PROMPT: Working from the data below, reproduce exactly the lines starting at the one that holds "Emit a web page" and ending at the one that holds "var yTicks = [0, 5, 10, 15, 20, 25];". Pictures are excluded.

┌─ STORED DATA

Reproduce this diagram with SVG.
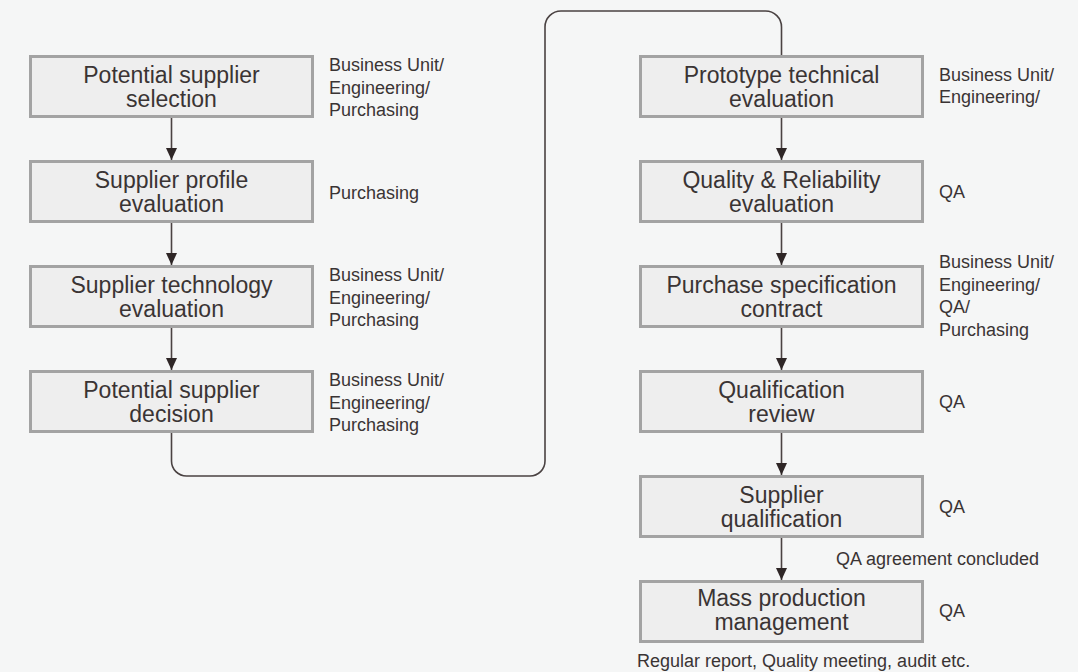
<svg xmlns="http://www.w3.org/2000/svg" width="1078" height="672" viewBox="0 0 1078 672">
<defs>
<marker id="ah" markerWidth="12" markerHeight="11" refX="12" refY="5.5" orient="auto" markerUnits="userSpaceOnUse">
<path d="M0,0 L12,5.5 L0,11 Z" fill="#2e2626"/>
</marker>
<style>
.box{fill:#eeeeee;stroke:#a3a3a3;stroke-width:3}
.bt{font-family:"Liberation Sans",Arial,sans-serif;font-size:23px;fill:#3a3434;text-anchor:middle}
.lb{font-family:"Liberation Sans",Arial,sans-serif;font-size:18px;fill:#3a3434}
.ln{fill:none;stroke:#4a4242;stroke-width:1.6}
</style>
</defs>
<rect x="0" y="0" width="1078" height="672" fill="#f5f6f6"/>
<g id="connectors">
<line class="ln" x1="171.5" y1="118" x2="171.5" y2="160" marker-end="url(#ah)"/>
<line class="ln" x1="171.5" y1="223" x2="171.5" y2="265" marker-end="url(#ah)"/>
<line class="ln" x1="171.5" y1="328" x2="171.5" y2="370" marker-end="url(#ah)"/>
<path class="ln" d="M171.5,433 V461 A15,15 0 0 0 186.5,476 H530 A15,15 0 0 0 545,461 V27 A16,16 0 0 1 561,11 H765.5 A16,16 0 0 1 781.5,27 V55"/>
<line class="ln" x1="781.5" y1="118" x2="781.5" y2="160" marker-end="url(#ah)"/>
<line class="ln" x1="781.5" y1="223" x2="781.5" y2="265" marker-end="url(#ah)"/>
<line class="ln" x1="781.5" y1="328" x2="781.5" y2="370" marker-end="url(#ah)"/>
<line class="ln" x1="781.5" y1="433" x2="781.5" y2="475" marker-end="url(#ah)"/>
<line class="ln" x1="781.5" y1="538" x2="781.5" y2="580" marker-end="url(#ah)"/>
<text class="lb" x="836" y="565">QA agreement concluded</text>
</g>
<g id="n1">
<rect class="box" x="30.5" y="56.5" width="282" height="60"/>
<text class="bt" x="171.5" y="83">Potential supplier</text>
<text class="bt" x="171.5" y="107">selection</text>
<text class="lb" x="329" y="71">Business Unit/</text>
<text class="lb" x="329" y="93.5">Engineering/</text>
<text class="lb" x="329" y="116">Purchasing</text>
</g>
<g id="n2">
<rect class="box" x="30.5" y="161.5" width="282" height="60"/>
<text class="bt" x="171.5" y="188">Supplier profile</text>
<text class="bt" x="171.5" y="212">evaluation</text>
<text class="lb" x="329" y="199">Purchasing</text>
</g>
<g id="n3">
<rect class="box" x="30.5" y="266.5" width="282" height="60"/>
<text class="bt" x="171.5" y="293">Supplier technology</text>
<text class="bt" x="171.5" y="317">evaluation</text>
<text class="lb" x="329" y="281">Business Unit/</text>
<text class="lb" x="329" y="303.5">Engineering/</text>
<text class="lb" x="329" y="326">Purchasing</text>
</g>
<g id="n4">
<rect class="box" x="30.5" y="371.5" width="282" height="60"/>
<text class="bt" x="171.5" y="398">Potential supplier</text>
<text class="bt" x="171.5" y="422">decision</text>
<text class="lb" x="329" y="386">Business Unit/</text>
<text class="lb" x="329" y="408.5">Engineering/</text>
<text class="lb" x="329" y="431">Purchasing</text>
</g>
<g id="n5">
<rect class="box" x="640.5" y="56.5" width="282" height="60"/>
<text class="bt" x="781.5" y="83">Prototype technical</text>
<text class="bt" x="781.5" y="107">evaluation</text>
<text class="lb" x="939" y="81">Business Unit/</text>
<text class="lb" x="939" y="103">Engineering/</text>
</g>
<g id="n6">
<rect class="box" x="640.5" y="161.5" width="282" height="60"/>
<text class="bt" x="781.5" y="188">Quality &amp; Reliability</text>
<text class="bt" x="781.5" y="212">evaluation</text>
<text class="lb" x="939" y="198">QA</text>
</g>
<g id="n7">
<rect class="box" x="640.5" y="266.5" width="282" height="60"/>
<text class="bt" x="781.5" y="293">Purchase specification</text>
<text class="bt" x="781.5" y="317">contract</text>
<text class="lb" x="939" y="268">Business Unit/</text>
<text class="lb" x="939" y="290.5">Engineering/</text>
<text class="lb" x="939" y="313">QA/</text>
<text class="lb" x="939" y="335.5">Purchasing</text>
</g>
<g id="n8">
<rect class="box" x="640.5" y="371.5" width="282" height="60"/>
<text class="bt" x="781.5" y="398">Qualification</text>
<text class="bt" x="781.5" y="422">review</text>
<text class="lb" x="939" y="408">QA</text>
</g>
<g id="n9">
<rect class="box" x="640.5" y="476.5" width="282" height="60"/>
<text class="bt" x="781.5" y="503">Supplier</text>
<text class="bt" x="781.5" y="527">qualification</text>
<text class="lb" x="939" y="513">QA</text>
</g>
<g id="n10">
<rect class="box" x="640.5" y="581.5" width="282" height="60"/>
<text class="bt" x="781.5" y="606">Mass production</text>
<text class="bt" x="781.5" y="630">management</text>
<text class="lb" x="939" y="617">QA</text>
<text class="lb" x="637" y="667">Regular report, Quality meeting, audit etc.</text>
</g>
</svg>
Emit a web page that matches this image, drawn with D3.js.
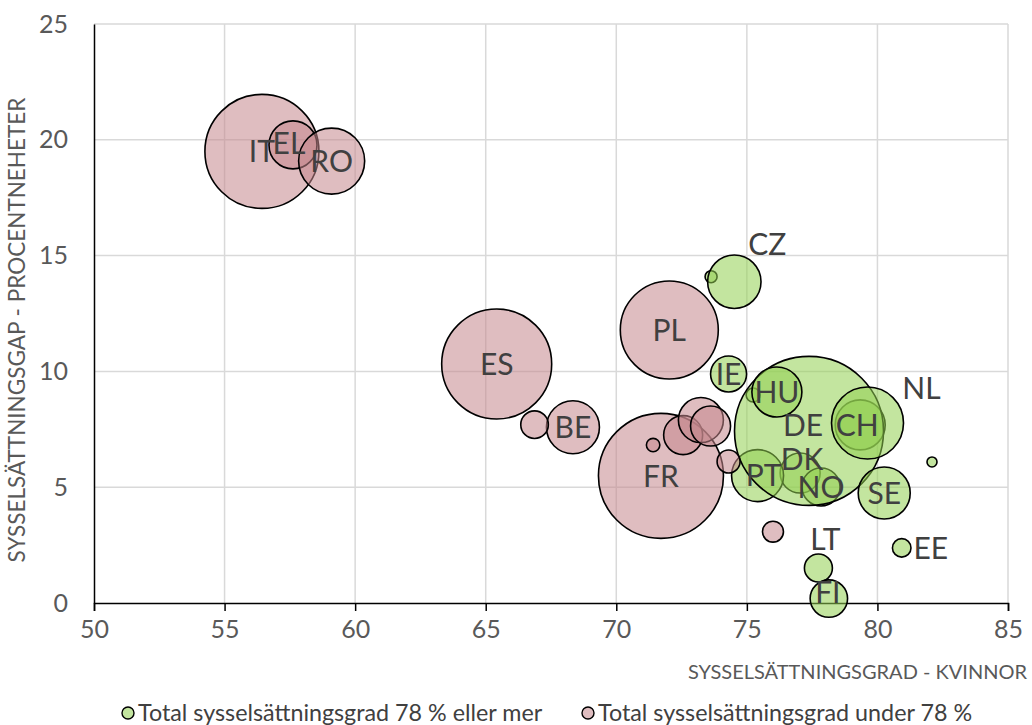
<!DOCTYPE html>
<html>
<head>
<meta charset="utf-8">
<script src="https://cdn.jsdelivr.net/npm/d3@7"></script>
<style>
  body { margin: 0; background: #fff; }
  text { font-family: Lato, "Open Sans", sans-serif; }
</style>
</head>
<body>
<div id="chart"></div>
<script>
// Total sysselsättningsgrad 78 % eller mer
var greenCodes = ["", "CZ", "IE", "CH", "DK", "NO", "PT", "", "DE", "HU", "NL", "SE", "LT", "FI", "EE", ""];
var greenRate  = [73.63, 74.52, 74.30, 79.34, 77.04, 77.84, 75.41, 75.24, 77.38, 76.15, 79.62, 80.26, 77.74, 78.14, 80.93, 82.09];
var greenGap   = [14.09, 13.87, 9.89, 7.69, 5.61, 5.01, 5.50, 8.98, 7.43, 9.11, 7.77, 4.75, 1.51, 0.19, 2.38, 6.09];
var greenSize  = [0.36, 7.13, 3.24, 6.25, 4.0, 3.61, 6.76, 0.49, 55.5, 6.25, 12.96, 6.76, 1.96, 3.5, 0.86, 0.25];

// Total sysselsättningsgrad under 78 %
var pinkCodes = ["IT", "EL", "RO", "ES", "PL", "FR", "BE", "", "", "", "", "", "", ""];
var pinkRate  = [56.43, 57.62, 59.10, 65.42, 72.03, 71.71, 68.34, 66.87, 71.41, 72.56, 73.24, 73.61, 74.30, 76.00];
var pinkGap   = [19.50, 19.78, 19.08, 10.32, 11.79, 5.49, 7.59, 7.70, 6.82, 7.25, 7.90, 7.64, 6.11, 3.08];
var pinkSize  = [32.5, 5.76, 10.9, 30.25, 24.0, 39.06, 7.02, 1.9, 0.45, 3.8, 5.06, 4.0, 1.32, 1.1];

var xTicks = [50, 55, 60, 65, 70, 75, 80, 85];
var yTicks = [0, 5, 10, 15, 20, 25];

var seriesNames = ["Total sysselsättningsgrad 78 % eller mer", "Total sysselsättningsgrad under 78 %"];
var xTitle = "SYSSELSÄTTNINGSGRAD - KVINNOR";
var yTitle = "SYSSELSÄTTNINGSGAP - PROCENTNEHETER";

var width = 1032, height = 725;
var plotLeft = 94, plotRight = 1008, plotTop = 24, plotBottom = 603;

var greenFill = "#92d050", pinkFill = "#c4868c";

// labels that were moved away from the bubble centre in the original
var labelShift = {
    "CZ": [33, -38], "NL": [54, -35], "LT": [7, -29], "EE": [29, 0],
    "DK": [2, -14], "PT": [6, 0], "FI": [-1, -6], "EL": [-4, -2], "CH": [-3, 0],
    "DE": [-6, -6]
};

var x = d3.scaleLinear().domain([50, 85]).range([plotLeft, plotRight]);
var y = d3.scaleLinear().domain([0, 25]).range([plotBottom, plotTop]);
var r = d3.scaleSqrt().domain([0, d3.max(greenSize)]).range([0, 74.5]);

var svg = d3.select("#chart").append("svg")
    .attr("width", width)
    .attr("height", height);

// gridlines
svg.append("g").selectAll("line")
    .data(xTicks.slice(1))
    .enter().append("line")
    .attr("x1", function (d) { return x(d); })
    .attr("x2", function (d) { return x(d); })
    .attr("y1", plotTop).attr("y2", plotBottom)
    .style("stroke", "#d9d9d9").style("stroke-width", 1.5);

svg.append("g").selectAll("line")
    .data(yTicks.slice(1))
    .enter().append("line")
    .attr("y1", function (d) { return y(d); })
    .attr("y2", function (d) { return y(d); })
    .attr("x1", plotLeft).attr("x2", plotRight)
    .style("stroke", "#d9d9d9").style("stroke-width", 1.5);

// axes
var xAxis = svg.append("g")
    .attr("transform", "translate(0," + plotBottom + ")")
    .call(d3.axisBottom(x).tickValues(xTicks).tickSize(8).tickPadding(9));
var yAxis = svg.append("g")
    .attr("transform", "translate(" + plotLeft + ",0)")
    .call(d3.axisLeft(y).tickValues(yTicks).tickSize(0).tickPadding(26));

[xAxis, yAxis].forEach(function (a) {
    a.select(".domain").style("stroke", "#000").style("stroke-width", 1.5);
    a.selectAll(".tick line").style("stroke", "#000").style("stroke-width", 1.5);
    a.selectAll(".tick text")
        .style("font-family", "Lato")
        .style("font-size", "25px")
        .style("fill", "#595959");
});

var makeSeries = function (codes, rate, gap, size) {
    return codes.map(function (c, i) {
        return { code: c, rate: rate[i], gap: gap[i], size: size[i] };
    });
};
var green = makeSeries(greenCodes, greenRate, greenGap, greenSize);
var pink = makeSeries(pinkCodes, pinkRate, pinkGap, pinkSize);

var drawBubbles = function (data, fill) {
    svg.append("g").selectAll("circle")
        .data(data)
        .enter().append("circle")
        .attr("cx", function (d) { return x(d.rate); })
        .attr("cy", function (d) { return y(d.gap); })
        .attr("r", function (d) { return r(d.size); })
        .style("fill", fill)
        .style("fill-opacity", 0.55)
        .style("stroke", "#000")
        .style("stroke-width", 1.6);
};
drawBubbles(green, greenFill);
drawBubbles(pink, pinkFill);

// country labels on top
svg.append("g").selectAll("text")
    .data(green.concat(pink).filter(function (d) { return d.code !== ""; }))
    .enter().append("text")
    .attr("x", function (d) { return x(d.rate) + (labelShift[d.code] ? labelShift[d.code][0] : 0); })
    .attr("y", function (d) { return y(d.gap) + (labelShift[d.code] ? labelShift[d.code][1] : 0); })
    .attr("dy", "0.36em")
    .attr("text-anchor", "middle")
    .style("font-size", "30px")
    .style("fill", "#404040")
    .text(function (d) { return d.code; });

// axis titles
svg.append("text")
    .attr("x", 1027).attr("y", 679)
    .attr("text-anchor", "end")
    .style("font-size", "20px")
    .style("fill", "#595959")
    .text(xTitle);

svg.append("text")
    .attr("transform", "translate(25,330) rotate(-90)")
    .attr("text-anchor", "middle")
    .style("font-size", "22.5px")
    .style("fill", "#595959")
    .text(yTitle);

// legend
var legend = svg.append("g").selectAll("g")
    .data(seriesNames)
    .enter().append("g")
    .attr("transform", function (d, i) { return "translate(" + (i ? 588 : 128) + ",713)"; });

legend.append("circle")
    .attr("r", 6)
    .style("fill", function (d, i) { return i ? pinkFill : greenFill; })
    .style("fill-opacity", 0.55)
    .style("stroke", "#000")
    .style("stroke-width", 1.4);

legend.append("text")
    .attr("x", 10)
    .attr("dy", "0.36em")
    .style("font-size", "23.3px")
    .style("fill", "#404040")
    .text(function (d) { return d; });
</script>
</body>
</html>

└─

ANSWER TO THIS PROBLEM:
Emit a web page that matches this image, drawn with D3.js.
<!DOCTYPE html>
<html>
<head>
<meta charset="utf-8">
<script src="https://cdn.jsdelivr.net/npm/d3@7"></script>
<style>
  body { margin: 0; background: #fff; }
  text { font-family: Lato, "Open Sans", sans-serif; }
</style>
</head>
<body>
<div id="chart"></div>
<script>
// Total sysselsättningsgrad 78 % eller mer
var greenCodes = ["", "CZ", "IE", "CH", "DK", "NO", "PT", "", "DE", "HU", "NL", "SE", "LT", "FI", "EE", ""];
var greenRate  = [73.63, 74.52, 74.30, 79.34, 77.04, 77.84, 75.41, 75.24, 77.38, 76.15, 79.62, 80.26, 77.74, 78.14, 80.93, 82.09];
var greenGap   = [14.09, 13.87, 9.89, 7.69, 5.61, 5.01, 5.50, 8.98, 7.43, 9.11, 7.77, 4.75, 1.51, 0.19, 2.38, 6.09];
var greenSize  = [0.36, 7.13, 3.24, 6.25, 4.0, 3.61, 6.76, 0.49, 55.5, 6.25, 12.96, 6.76, 1.96, 3.5, 0.86, 0.25];

// Total sysselsättningsgrad under 78 %
var pinkCodes = ["IT", "EL", "RO", "ES", "PL", "FR", "BE", "", "", "", "", "", "", ""];
var pinkRate  = [56.43, 57.62, 59.10, 65.42, 72.03, 71.71, 68.34, 66.87, 71.41, 72.56, 73.24, 73.61, 74.30, 76.00];
var pinkGap   = [19.50, 19.78, 19.08, 10.32, 11.79, 5.49, 7.59, 7.70, 6.82, 7.25, 7.90, 7.64, 6.11, 3.08];
var pinkSize  = [32.5, 5.76, 10.9, 30.25, 24.0, 39.06, 7.02, 1.9, 0.45, 3.8, 5.06, 4.0, 1.32, 1.1];

var xTicks = [50, 55, 60, 65, 70, 75, 80, 85];
var yTicks = [0, 5, 10, 15, 20, 25];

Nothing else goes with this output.